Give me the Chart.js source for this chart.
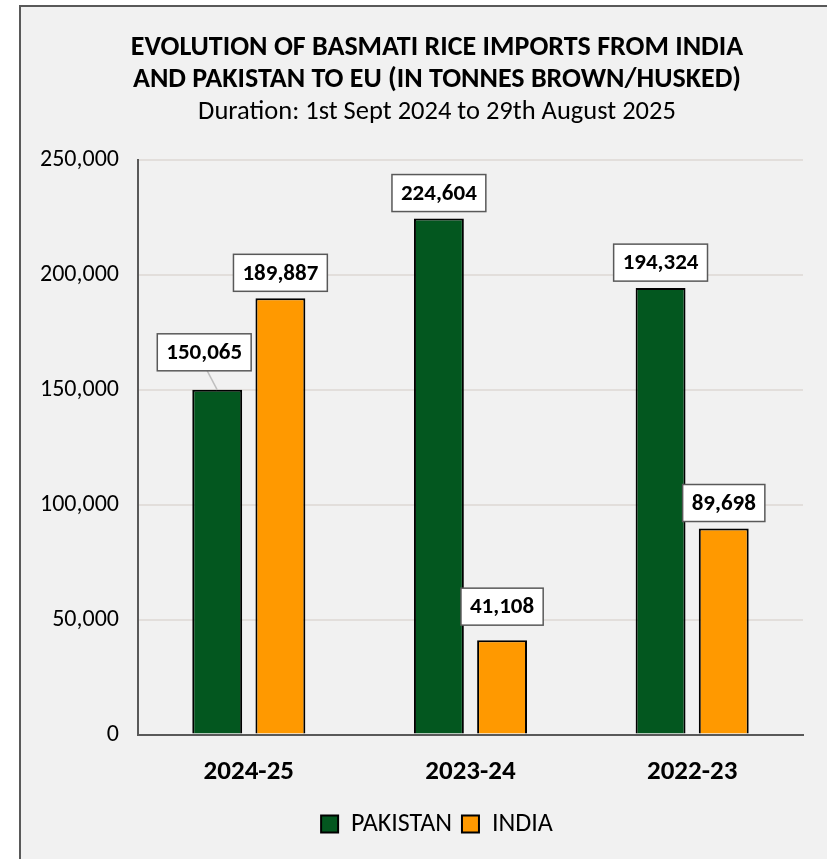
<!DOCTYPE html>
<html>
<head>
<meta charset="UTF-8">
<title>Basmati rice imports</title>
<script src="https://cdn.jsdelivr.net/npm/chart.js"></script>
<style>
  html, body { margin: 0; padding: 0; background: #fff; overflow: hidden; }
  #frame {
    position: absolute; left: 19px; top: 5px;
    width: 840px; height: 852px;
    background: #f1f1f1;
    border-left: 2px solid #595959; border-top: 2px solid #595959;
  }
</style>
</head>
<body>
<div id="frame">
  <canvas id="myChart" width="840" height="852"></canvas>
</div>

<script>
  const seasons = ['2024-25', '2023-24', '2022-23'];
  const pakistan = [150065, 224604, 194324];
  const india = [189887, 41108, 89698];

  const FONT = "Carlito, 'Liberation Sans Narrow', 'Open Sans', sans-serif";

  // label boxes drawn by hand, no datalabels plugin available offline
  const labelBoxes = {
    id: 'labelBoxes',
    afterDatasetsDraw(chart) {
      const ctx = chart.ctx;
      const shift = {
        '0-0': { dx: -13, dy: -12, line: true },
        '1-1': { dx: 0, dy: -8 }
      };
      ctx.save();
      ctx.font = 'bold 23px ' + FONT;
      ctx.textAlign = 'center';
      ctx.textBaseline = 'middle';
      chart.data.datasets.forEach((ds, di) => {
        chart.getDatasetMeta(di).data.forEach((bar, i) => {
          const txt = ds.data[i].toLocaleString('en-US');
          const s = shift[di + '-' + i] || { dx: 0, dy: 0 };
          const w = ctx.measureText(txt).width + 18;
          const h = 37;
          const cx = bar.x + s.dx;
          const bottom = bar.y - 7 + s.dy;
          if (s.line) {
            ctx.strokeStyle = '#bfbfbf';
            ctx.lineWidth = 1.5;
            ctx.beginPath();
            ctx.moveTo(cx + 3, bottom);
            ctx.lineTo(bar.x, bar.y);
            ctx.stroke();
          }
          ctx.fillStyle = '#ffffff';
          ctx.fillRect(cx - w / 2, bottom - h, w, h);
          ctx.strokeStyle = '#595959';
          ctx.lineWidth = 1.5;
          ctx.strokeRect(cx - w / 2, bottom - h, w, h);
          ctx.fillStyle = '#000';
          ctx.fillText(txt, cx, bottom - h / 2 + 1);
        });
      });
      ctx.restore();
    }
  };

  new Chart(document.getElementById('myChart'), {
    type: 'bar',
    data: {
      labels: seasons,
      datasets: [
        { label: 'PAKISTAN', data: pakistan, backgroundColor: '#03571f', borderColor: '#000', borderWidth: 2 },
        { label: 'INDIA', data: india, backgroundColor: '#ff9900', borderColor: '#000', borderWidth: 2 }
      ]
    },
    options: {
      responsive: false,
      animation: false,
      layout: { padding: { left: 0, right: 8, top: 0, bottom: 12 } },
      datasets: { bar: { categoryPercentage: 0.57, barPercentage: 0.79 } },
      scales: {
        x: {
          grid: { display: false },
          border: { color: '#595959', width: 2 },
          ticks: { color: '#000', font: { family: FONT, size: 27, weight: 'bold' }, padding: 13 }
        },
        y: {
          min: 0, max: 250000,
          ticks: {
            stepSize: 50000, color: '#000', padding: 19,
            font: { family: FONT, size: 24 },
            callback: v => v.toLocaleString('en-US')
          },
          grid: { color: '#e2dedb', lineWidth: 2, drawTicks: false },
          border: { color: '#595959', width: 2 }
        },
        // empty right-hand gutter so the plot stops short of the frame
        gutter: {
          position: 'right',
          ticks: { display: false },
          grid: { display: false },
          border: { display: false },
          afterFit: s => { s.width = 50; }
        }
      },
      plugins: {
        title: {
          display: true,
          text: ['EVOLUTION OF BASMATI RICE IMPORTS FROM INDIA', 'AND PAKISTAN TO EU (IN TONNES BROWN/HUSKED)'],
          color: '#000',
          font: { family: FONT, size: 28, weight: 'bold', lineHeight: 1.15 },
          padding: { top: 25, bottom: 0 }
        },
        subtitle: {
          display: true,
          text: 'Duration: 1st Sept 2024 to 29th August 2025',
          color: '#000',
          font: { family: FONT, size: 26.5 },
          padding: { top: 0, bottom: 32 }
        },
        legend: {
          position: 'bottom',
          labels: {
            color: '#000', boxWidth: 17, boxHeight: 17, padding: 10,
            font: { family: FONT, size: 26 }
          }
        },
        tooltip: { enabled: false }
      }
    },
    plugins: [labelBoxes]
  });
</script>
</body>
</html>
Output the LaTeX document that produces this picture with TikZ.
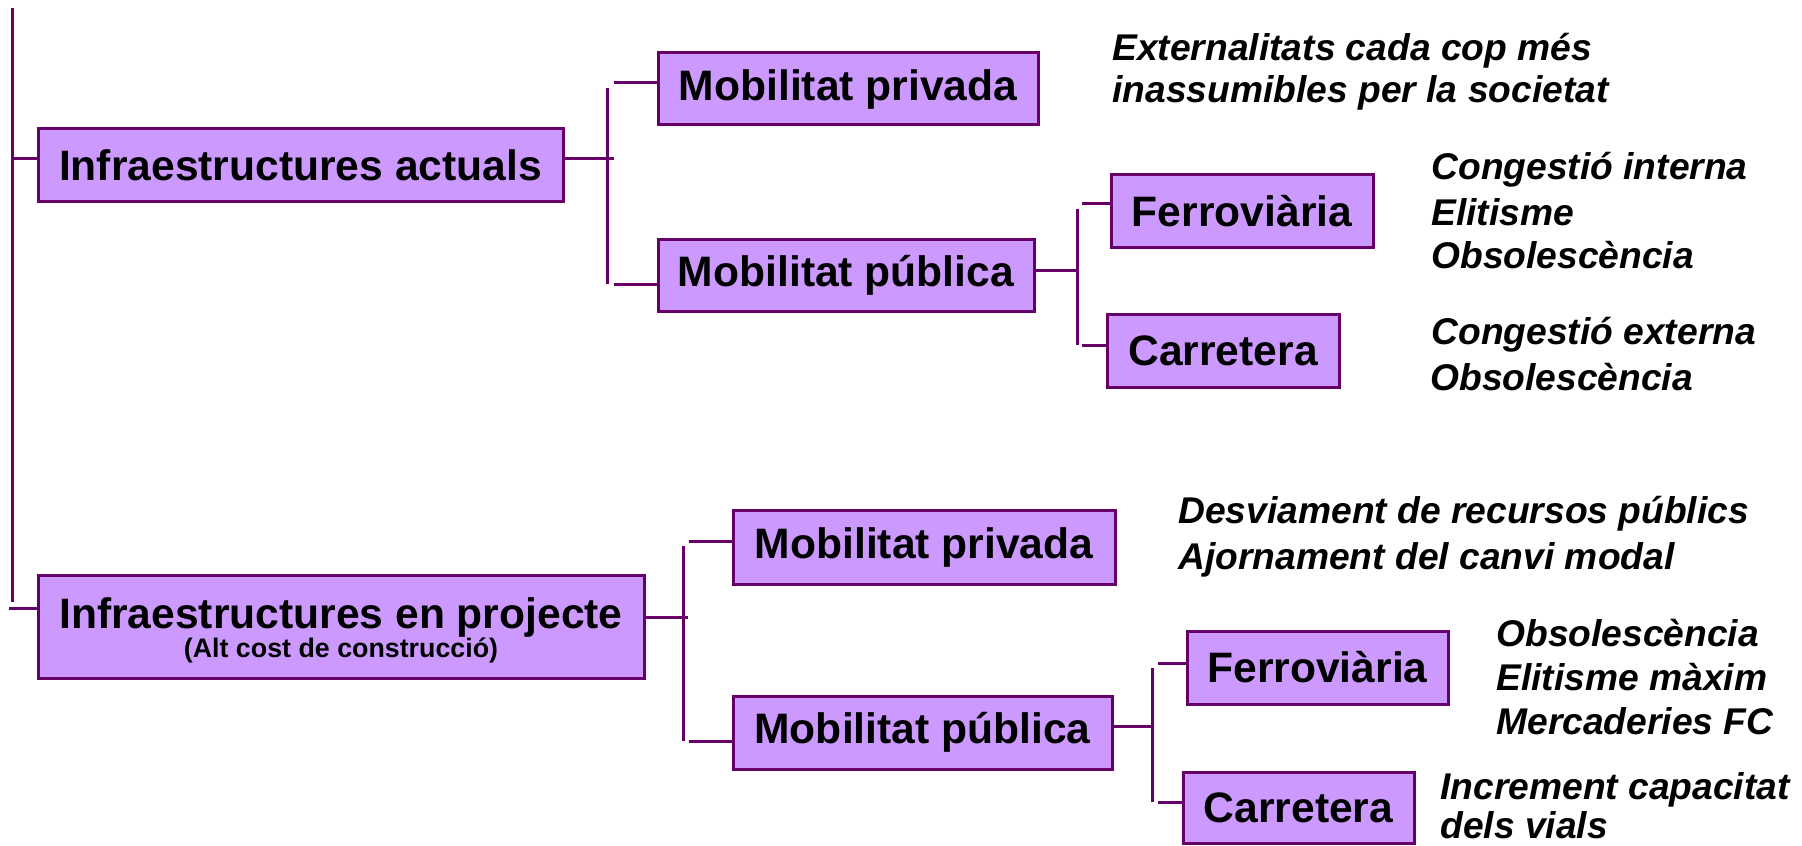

════

PROBLEM REQUIREMENTS
The required output is the exact run of lines from the start of the records through the line containing "Sans Narrow', 'Open", both ends included, with no pictures.

WRITTEN RESPONSE
Give me the Chart.js source for this chart.
<!DOCTYPE html>
<html>
<head>
<meta charset="UTF-8">
<title>Basmati rice imports</title>
<script src="https://cdn.jsdelivr.net/npm/chart.js"></script>
<style>
  html, body { margin: 0; padding: 0; background: #fff; overflow: hidden; }
  #frame {
    position: absolute; left: 19px; top: 5px;
    width: 840px; height: 852px;
    background: #f1f1f1;
    border-left: 2px solid #595959; border-top: 2px solid #595959;
  }
</style>
</head>
<body>
<div id="frame">
  <canvas id="myChart" width="840" height="852"></canvas>
</div>

<script>
  const seasons = ['2024-25', '2023-24', '2022-23'];
  const pakistan = [150065, 224604, 194324];
  const india = [189887, 41108, 89698];

  const FONT = "Carlito, 'Liberation Sans Narrow', 'Open Sans', sans-serif";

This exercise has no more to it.